Salazar, appearing at a news conference with the governor, promised to conduct an investigation "that is complete and comprehensive and accomplishes the goals that the governor has outlined." He said he has begun assembling a team of investigators and prosecutors, both from the attorney general's office and from several district attorneys' offices across the state.

The Board of Regents, an elected body that oversees the state's universities, has appointed a commission to investigate the scandal.

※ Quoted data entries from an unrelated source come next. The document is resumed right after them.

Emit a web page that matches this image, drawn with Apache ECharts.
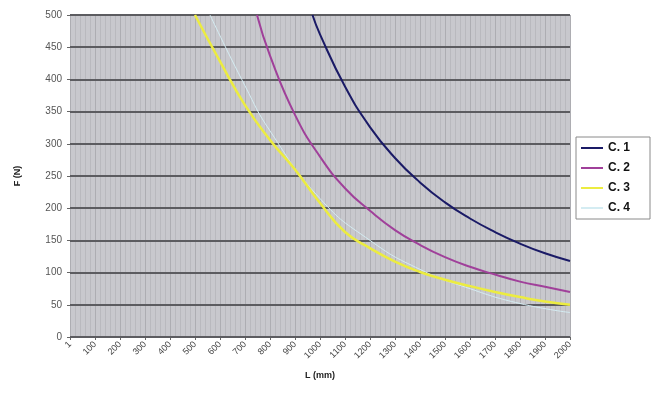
<!DOCTYPE html>
<html>
<head>
<meta charset="utf-8">
<script src="https://cdn.jsdelivr.net/npm/echarts@6/dist/echarts.min.js"></script>
<style>
html,body{margin:0;padding:0;background:#fff;}
#chart{width:664px;height:406px;}
</style>
</head>
<body>
<div id="chart"></div>
<script>
// Values (L in mm, F in N)
var seriesNames = ["C. 1", "C. 2", "C. 3", "C. 4"];
var c1L = [970, 1000, 1100, 1200, 1300, 1400, 1500, 1600, 1700, 1800, 1900, 2000];
var c1F = [500, 470, 389, 326, 278, 240, 209, 184, 163, 145, 130, 118];
var c2L = [748, 800, 900, 1000, 1100, 1200, 1300, 1400, 1500, 1600, 1700, 1800, 1900, 2000];
var c2F = [500, 437, 345, 280, 231, 196, 166, 143, 124, 109, 97, 86, 78, 70];
var c3L = [500, 600, 700, 800, 900, 1000, 1100, 1200, 1300, 1400, 1500, 1600, 1700, 1800, 1900, 2000];
var c3F = [500, 428, 360, 306, 260, 208, 163, 138, 117, 101, 89, 79, 70, 62, 55, 50];
var c4L = [560, 700, 800, 1000, 1200, 1400, 1600, 1800, 2000];
var c4F = [500, 390, 320, 215, 150, 105, 75, 52, 38];
var xTicks = [1, 100, 200, 300, 400, 500, 600, 700, 800, 900, 1000, 1100, 1200, 1300, 1400, 1500, 1600, 1700, 1800, 1900, 2000];
var yTicks = [0, 50, 100, 150, 200, 250, 300, 350, 400, 450, 500];
var colors = ["#1a1a66", "#a0409a", "#ecec40", "#d4ecf2"];
var widths = [2, 2, 2.5, 1];

function pairs(xs, ys) { return xs.map(function (x, i) { return [x, ys[i]]; }); }
var allData = [pairs(c1L, c1F), pairs(c2L, c2F), pairs(c3L, c3F), pairs(c4L, c4F)];

var chart = echarts.init(document.getElementById('chart'), null, {renderer: 'canvas'});
var font = 'Liberation Sans, Arial, sans-serif';
chart.setOption({
  backgroundColor: '#ffffff',
  animation: false,
  grid: {left: 70, right: 94, top: 15, bottom: 69, show: true, backgroundColor: '#c8c8cd', borderWidth: 0},
  legend: {
    orient: 'vertical', left: 576, top: 137,
    data: seriesNames,
    backgroundColor: '#ffffff', borderColor: '#8a8a8a', borderWidth: 1,
    padding: [5, 20, 5, 5], itemGap: 8, itemWidth: 22, itemHeight: 12,
    icon: 'path://M0,5 L22,5 L22,7 L0,7 Z',
    textStyle: {fontFamily: font, fontSize: 12, fontWeight: 'bold', color: '#111'}
  },
  xAxis: {
    type: 'value', min: 0, max: 2000, interval: 100, z: 0,
    name: 'L (mm)', nameLocation: 'middle', nameGap: 34,
    nameTextStyle: {fontFamily: font, fontSize: 9, fontWeight: 'bold', color: '#222'},
    axisLine: {show: true, lineStyle: {color: '#666', width: 1}},
    axisTick: {show: true, length: 3, lineStyle: {color: '#666'}},
    axisLabel: {
      rotate: 45, fontFamily: font, fontSize: 9, color: '#444', margin: 6,
      formatter: function (v) { var i = Math.round(v / 100); return xTicks[i] !== undefined ? String(xTicks[i]) : ''; }
    },
    splitLine: {show: true, lineStyle: {color: '#adadb2', width: 1}},
    minorTick: {show: false, splitNumber: 5},
    minorSplitLine: {show: true, lineStyle: {color: '#b9b9be', width: 1}}
  },
  yAxis: {
    type: 'value', min: 0, max: 500, interval: 50, z: 3,
    name: 'F (N)', nameLocation: 'middle', nameGap: 48, nameRotate: 90,
    nameTextStyle: {fontFamily: font, fontSize: 9, fontWeight: 'bold', color: '#222'},
    axisLine: {show: false},
    axisTick: {show: true, length: 3, lineStyle: {color: '#666'}},
    axisLabel: {fontFamily: font, fontSize: 10, color: '#555', margin: 8,
      formatter: function (v) { return yTicks.indexOf(v) >= 0 ? String(v) : ''; }},
    splitLine: {show: true, lineStyle: {color: '#5c5c60', width: 2}}
  },
  series: allData.map(function (d, i) {
    return {
      name: seriesNames[i], type: 'line', data: d, smooth: true,
      showSymbol: false, symbol: 'none', clip: true,
      lineStyle: {color: colors[i], width: widths[i]},
      itemStyle: {color: colors[i]},
      z: 10 - i
    };
  })
});
</script>
</body>
</html>
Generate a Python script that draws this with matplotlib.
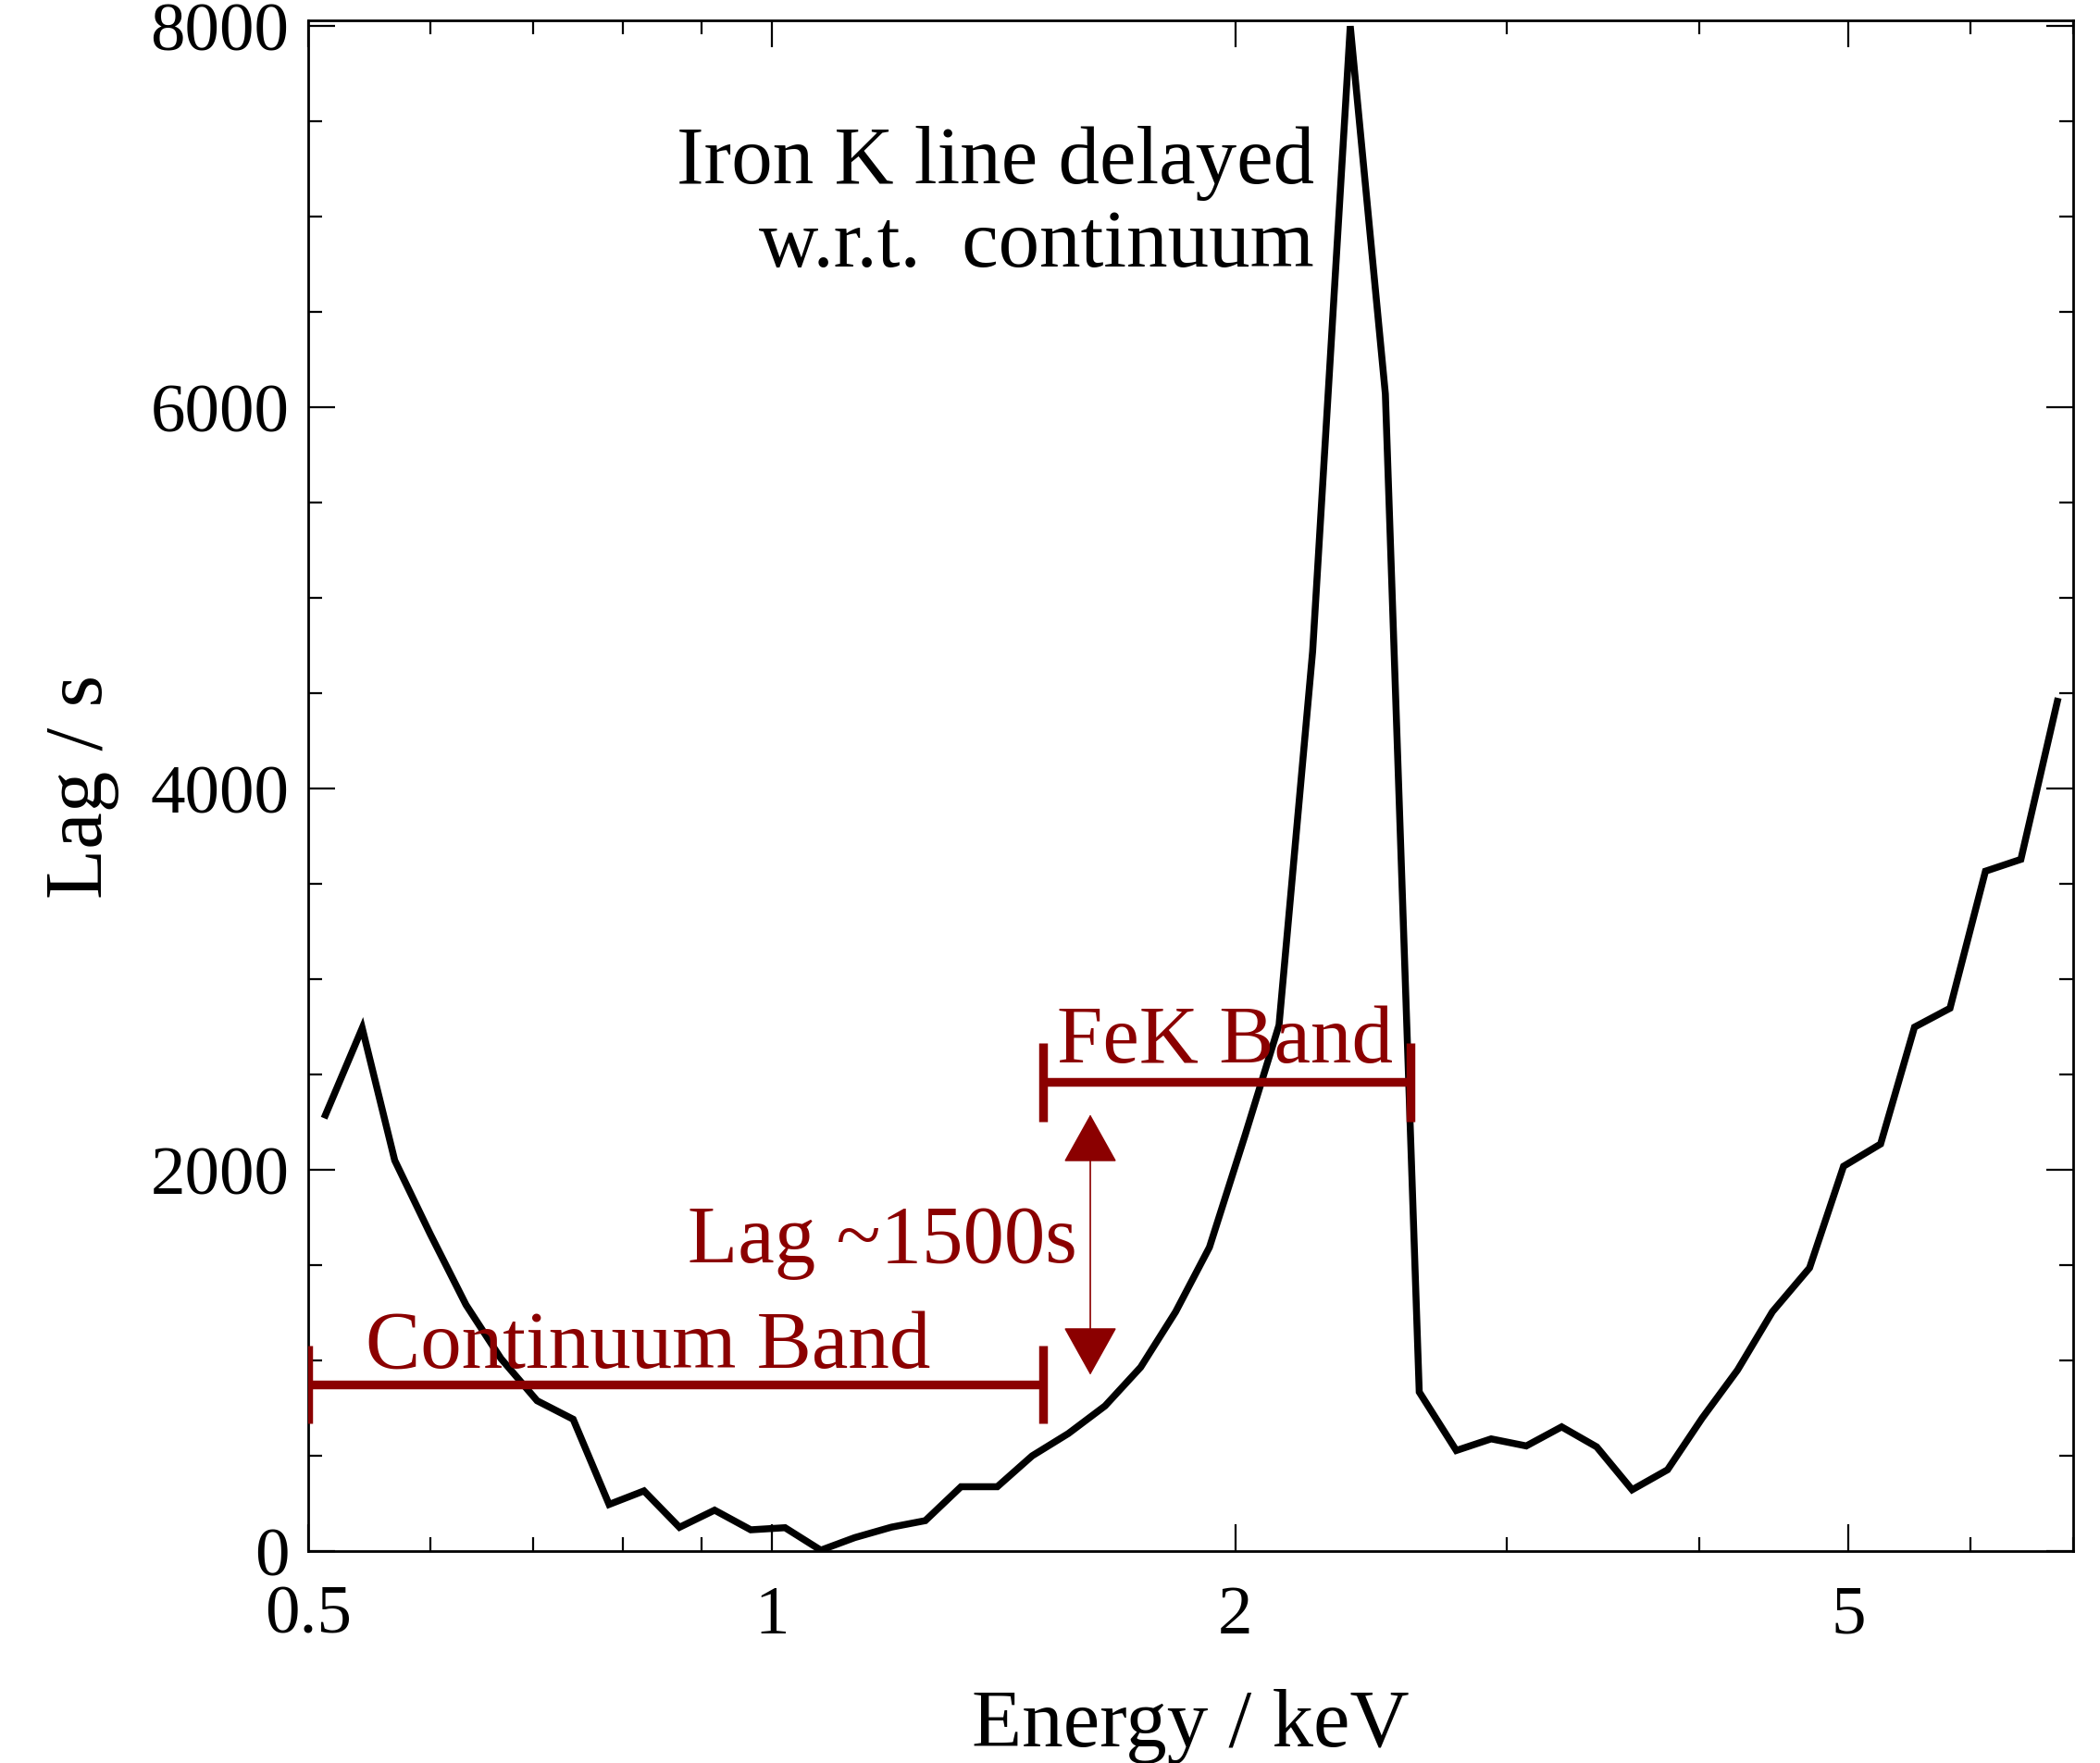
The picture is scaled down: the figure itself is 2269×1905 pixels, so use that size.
import matplotlib
matplotlib.use("Agg")
import matplotlib.pyplot as plt
from matplotlib.ticker import FixedLocator, NullFormatter

plt.rcParams['font.family'] = ['Liberation Serif', 'DejaVu Serif']

# lag-energy spectrum
energy = [0.513, 0.542, 0.569, 0.600, 0.633, 0.667, 0.704, 0.743, 0.784, 0.826,
          0.871, 0.918, 0.969, 1.020, 1.076, 1.132, 1.196, 1.258, 1.327, 1.401,
          1.476, 1.558, 1.646, 1.736, 1.829, 1.924, 2.029, 2.135, 2.245, 2.375,
          2.503, 2.633, 2.783, 2.932, 3.090, 3.258, 3.433, 3.620, 3.817, 4.019,
          4.238, 4.465, 4.720, 4.966, 5.249, 5.522, 5.823, 6.140, 6.474, 6.837]
lag = [2288, 2744, 2050, 1664, 1292, 1010, 789, 692, 245, 316,
       125, 215, 112, 123, 5, 71, 126, 160, 338, 338,
       500, 617, 762, 965, 1255, 1594, 2180, 2760, 4720, 8000,
       6070, 835, 528, 589, 552, 652, 547, 322, 427, 697,
       950, 1256, 1486, 2019, 2136, 2749, 2848, 3567, 3629, 4458]

# energy bands used for the lag measurement
cont_band = (0.5, 1.5)
cont_lag = 875
fek_band = (1.5, 2.6)
fek_lag = 2460
cap_half = 205
arrow_energy = 1.61
arrow_lags = (925, 2290)

x_major = [0.5, 1, 2, 5]
x_major_labels = ['0.5', '1', '2', '5']
x_minor = [0.6, 0.7, 0.8, 0.9, 3, 4, 6, 7]
y_major = [0, 2000, 4000, 6000, 8000]
y_minor = [500, 1000, 1500, 2500, 3000, 3500, 4500, 5000, 5500, 6500, 7000, 7500]

red = '#8B0000'

fig = plt.figure(figsize=(11.345, 9.53), dpi=200)
ax = fig.add_axes([0.1468, 0.1201, 0.9872 - 0.1468, 0.9879 - 0.1201])

ax.plot(energy, lag, color='black', lw=2.7, solid_joinstyle='miter', zorder=3)

# band bars with end caps
ax.hlines(cont_lag, *cont_band, color=red, lw=3.4, zorder=4)
ax.vlines(cont_band, cont_lag - cap_half, cont_lag + cap_half, color=red, lw=3.4, zorder=4)
ax.hlines(fek_lag, *fek_band, color=red, lw=3.4, zorder=4)
ax.vlines(fek_band, fek_lag - cap_half, fek_lag + cap_half, color=red, lw=3.4, zorder=4)

ax.annotate('', xy=(arrow_energy, arrow_lags[1]), xytext=(arrow_energy, arrow_lags[0]),
            arrowprops=dict(arrowstyle='<|-|>,head_length=0.86,head_width=0.48',
                            mutation_scale=20, lw=0.6, color=red,
                            shrinkA=0, shrinkB=0), zorder=4)

ax.text(0.545, 970, 'Continuum Band', color=red, fontsize=32, ha='left', va='baseline')
ax.text(1.532, 2570, 'FeK Band', color=red, fontsize=32, ha='left', va='baseline')
ax.text(1.578, 1520, 'Lag ~1500s', color=red, fontsize=32, ha='right', va='baseline')
ax.text(2.25, 7180, 'Iron K line delayed', color='black', fontsize=32, ha='right', va='baseline')
ax.text(2.25, 6744, 'w.r.t.  continuum', color='black', fontsize=32, ha='right', va='baseline')

ax.set_xscale('log')
ax.set_xlim(0.5, 7.0)
ax.set_ylim(0, 8030)

ax.xaxis.set_major_locator(FixedLocator(x_major))
ax.xaxis.set_minor_locator(FixedLocator(x_minor))
ax.set_xticklabels(x_major_labels)
ax.xaxis.set_minor_formatter(NullFormatter())
ax.yaxis.set_major_locator(FixedLocator(y_major))
ax.yaxis.set_minor_locator(FixedLocator(y_minor))

ax.tick_params(which='both', direction='in', top=True, right=True, width=0.8, labelsize=27)
ax.tick_params(which='major', length=10.4)
ax.tick_params(which='minor', length=5.4)
ax.tick_params(axis='x', which='major', pad=13)
ax.tick_params(axis='y', which='major', pad=7.5)
for s in ax.spines.values():
    s.set_linewidth(1.0)

ax.set_xlabel('Energy / keV', fontsize=32, labelpad=16)
ax.set_ylabel('Lag / s', fontsize=32, labelpad=12)

fig.savefig('out.png', dpi=200)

Critics of the internal probe had been pushing Owens to appoint his own independent panel, but he said he decided that would be duplicative.

However, the governor said a special prosecutor was needed because the commission lacks any authority to investigate or prosecute crimes.

Owens also called on the Legislature to pass a law giving the regents' panel subpoena power, which he said is "an indispensable tool that is critical to the success of the investigation."

"There will be situations perhaps where, without subpoena power, people will simply choose not to appear before the commission," he said.

The football program has been rocked by six allegations of rape against CU football players since 2000, as well as other claims that the football team used sex parties to lure recruits and that the athletic department may be linked to an escort service.

No charges have been filed in connection with any of the allegations.

The scandal gained momentum last week when Katie Hnida, a CU placekicker in 1999, told Sports Illustrated that she was raped by a teammate and that she was verbally abused, harassed and molested by her fellow players. (Full story)

Coach Gary Barnett was suspended after he reacted to Hnida's allegation by calling her an "awful" player.

"Katie was a girl. Not only was she a girl, she was terrible. And there's no other way to say it," Barnett said.

Asked about Hnida's allegations, Owens told CNN that "it's very clear that there were problems with the way the team dealt with Katie. And I think that that's one issue that the attorney general will be looking at, in case there is criminal involvement in her allegations."

"We want to be a state and a university which is open to everybody. We're proud of this university and our state, and we're sorry for anybody who feels they've been mistreated at this university."

Asked for his views on Barnett, the governor said it would be "premature" to comment.

"I don't know Gary Barnett, but I want to give him every benefit of the doubt," he said. "In this country, everybody is innocent until proven guilty."